"Responding to the Unspeakable"
Introduction
Response #1: Anger
A person who is hateful will, by definition, do hateful things. And a person who is full of hate, refusing to yield to Christ, is like a bomb waiting to explode. In a 1994 article, Wars’ Lethal Leftovers Threaten Europeans, Associated Press reporter Christopher Burns wrote:
The bombs of World War II are still killing in Europe. They turn up—and sometimes blow up—at construction sites, in fishing nets, or on beaches fifty years after the guns fell silent. “Hundreds of tons of explosives are recovered every year in France alone. Thirteen old bombs exploded in France last year, killing twelve people and wounding eleven,” the Interior Ministry said.
“I’ve lost two of my colleagues,” said Yvon Bouvet, who heads a government team in the … region that defuses explosives from both World War I and II.… “Unexploded bombs become more dangerous with time,” Bouvet said. “With the corrosion inside, the weapon becomes more unstable, the detonator can be exposed.”
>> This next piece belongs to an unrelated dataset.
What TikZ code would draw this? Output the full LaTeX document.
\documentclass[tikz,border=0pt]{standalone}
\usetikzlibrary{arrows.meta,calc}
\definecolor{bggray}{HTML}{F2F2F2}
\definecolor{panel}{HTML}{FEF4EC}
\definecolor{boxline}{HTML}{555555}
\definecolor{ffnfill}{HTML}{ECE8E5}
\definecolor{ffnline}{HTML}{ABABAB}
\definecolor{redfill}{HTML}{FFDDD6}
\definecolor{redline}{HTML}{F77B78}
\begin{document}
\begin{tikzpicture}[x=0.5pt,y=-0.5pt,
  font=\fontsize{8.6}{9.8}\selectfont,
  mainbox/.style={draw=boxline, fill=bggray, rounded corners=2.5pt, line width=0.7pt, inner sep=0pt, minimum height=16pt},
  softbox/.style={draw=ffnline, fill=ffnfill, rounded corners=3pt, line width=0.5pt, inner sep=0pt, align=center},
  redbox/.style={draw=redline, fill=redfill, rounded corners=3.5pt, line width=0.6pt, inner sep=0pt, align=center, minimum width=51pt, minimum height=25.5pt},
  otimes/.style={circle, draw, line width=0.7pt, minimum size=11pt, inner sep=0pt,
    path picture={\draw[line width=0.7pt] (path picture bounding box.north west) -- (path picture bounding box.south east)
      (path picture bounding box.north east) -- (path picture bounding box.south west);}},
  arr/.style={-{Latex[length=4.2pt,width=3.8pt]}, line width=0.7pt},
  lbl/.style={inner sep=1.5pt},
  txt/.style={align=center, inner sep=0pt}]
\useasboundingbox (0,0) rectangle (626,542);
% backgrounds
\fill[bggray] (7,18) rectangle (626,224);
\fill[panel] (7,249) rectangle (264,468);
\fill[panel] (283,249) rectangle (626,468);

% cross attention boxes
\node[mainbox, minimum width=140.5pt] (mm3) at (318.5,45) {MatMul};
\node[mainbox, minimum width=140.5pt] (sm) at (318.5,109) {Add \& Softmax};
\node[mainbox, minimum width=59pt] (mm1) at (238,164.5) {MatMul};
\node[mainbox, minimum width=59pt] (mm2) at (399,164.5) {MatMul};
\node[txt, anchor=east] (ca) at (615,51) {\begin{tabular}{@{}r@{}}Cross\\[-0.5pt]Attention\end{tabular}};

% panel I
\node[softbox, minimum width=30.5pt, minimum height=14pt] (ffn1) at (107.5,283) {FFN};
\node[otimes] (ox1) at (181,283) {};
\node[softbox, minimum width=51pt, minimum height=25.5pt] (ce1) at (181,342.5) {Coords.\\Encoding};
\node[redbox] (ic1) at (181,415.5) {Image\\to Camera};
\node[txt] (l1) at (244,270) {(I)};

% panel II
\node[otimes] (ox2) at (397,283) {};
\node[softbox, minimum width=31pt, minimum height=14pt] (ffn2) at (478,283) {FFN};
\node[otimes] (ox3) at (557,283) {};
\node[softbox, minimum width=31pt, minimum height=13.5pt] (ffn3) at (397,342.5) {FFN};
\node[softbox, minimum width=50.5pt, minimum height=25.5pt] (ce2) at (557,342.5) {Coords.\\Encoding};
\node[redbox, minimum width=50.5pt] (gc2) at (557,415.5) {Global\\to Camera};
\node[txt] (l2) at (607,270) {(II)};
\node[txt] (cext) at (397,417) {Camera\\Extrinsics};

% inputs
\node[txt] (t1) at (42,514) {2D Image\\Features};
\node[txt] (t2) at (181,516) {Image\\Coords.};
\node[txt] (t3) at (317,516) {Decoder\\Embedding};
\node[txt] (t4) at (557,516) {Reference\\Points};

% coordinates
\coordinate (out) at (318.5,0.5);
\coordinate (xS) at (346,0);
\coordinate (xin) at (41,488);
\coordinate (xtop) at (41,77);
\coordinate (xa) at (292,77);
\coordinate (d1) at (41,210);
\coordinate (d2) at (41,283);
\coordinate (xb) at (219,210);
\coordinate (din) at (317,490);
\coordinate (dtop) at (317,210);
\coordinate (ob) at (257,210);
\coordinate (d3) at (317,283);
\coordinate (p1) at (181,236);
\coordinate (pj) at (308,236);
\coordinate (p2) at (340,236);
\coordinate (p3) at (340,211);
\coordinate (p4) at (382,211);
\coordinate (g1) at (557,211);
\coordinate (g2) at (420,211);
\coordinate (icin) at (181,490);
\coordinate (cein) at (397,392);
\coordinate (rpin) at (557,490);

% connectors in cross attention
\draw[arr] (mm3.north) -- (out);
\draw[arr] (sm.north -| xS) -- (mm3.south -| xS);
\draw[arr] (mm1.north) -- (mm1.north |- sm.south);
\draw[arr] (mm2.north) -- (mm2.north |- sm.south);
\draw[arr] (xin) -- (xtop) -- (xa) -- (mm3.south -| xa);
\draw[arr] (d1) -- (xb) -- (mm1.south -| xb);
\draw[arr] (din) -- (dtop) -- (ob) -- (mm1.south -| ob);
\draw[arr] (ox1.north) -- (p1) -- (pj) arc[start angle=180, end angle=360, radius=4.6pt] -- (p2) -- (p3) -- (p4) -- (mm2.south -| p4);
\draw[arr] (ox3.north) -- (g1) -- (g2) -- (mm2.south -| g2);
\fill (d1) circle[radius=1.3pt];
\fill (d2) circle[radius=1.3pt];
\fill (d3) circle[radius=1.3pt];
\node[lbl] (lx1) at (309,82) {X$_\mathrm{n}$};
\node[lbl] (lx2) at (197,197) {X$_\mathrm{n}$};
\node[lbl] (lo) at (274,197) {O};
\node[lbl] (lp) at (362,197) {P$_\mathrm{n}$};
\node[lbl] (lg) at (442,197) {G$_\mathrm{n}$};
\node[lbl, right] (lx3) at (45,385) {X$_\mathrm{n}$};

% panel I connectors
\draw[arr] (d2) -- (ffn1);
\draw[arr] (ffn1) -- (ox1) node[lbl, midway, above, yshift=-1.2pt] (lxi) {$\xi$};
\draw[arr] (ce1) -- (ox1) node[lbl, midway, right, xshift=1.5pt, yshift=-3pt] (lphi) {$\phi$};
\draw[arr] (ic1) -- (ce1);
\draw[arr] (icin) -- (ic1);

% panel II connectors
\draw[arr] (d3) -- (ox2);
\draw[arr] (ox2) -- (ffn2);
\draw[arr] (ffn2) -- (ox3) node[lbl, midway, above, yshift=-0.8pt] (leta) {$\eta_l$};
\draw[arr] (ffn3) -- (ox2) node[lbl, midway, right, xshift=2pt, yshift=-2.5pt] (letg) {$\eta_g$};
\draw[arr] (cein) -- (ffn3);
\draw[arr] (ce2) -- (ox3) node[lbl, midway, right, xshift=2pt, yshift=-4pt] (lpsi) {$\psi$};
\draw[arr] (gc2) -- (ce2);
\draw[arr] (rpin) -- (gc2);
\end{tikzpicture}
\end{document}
Hatred is a lit fuse that will unleash every sin in the human heart. There is only one person who can safely deactivate this deadly bomb called hate. It is Jesus Christ Himself. Christ threw His life on sin and took on the full impact of its lethal effects.
Response #2: Passivity
Second Samuel 10 records a seemingly impossible impasse for the armies of David. David’s commanding general, Joab, “saw that the battle was set against him both in front and in the rear.” Then he and his brother, Abishai, vowed to support each other and to leave the results in the hands of God. Joab reinforced Abishai with these courageous words:
If the Syrians are too strong for me, than you shall help me, but if the Ammonites are too strong for you, then I will come and help you. Be of good courage, and let us play the man for our people, and for the cities of our God; and may the Lord do what seems good to him (2 Sam. 10:9, 11–12).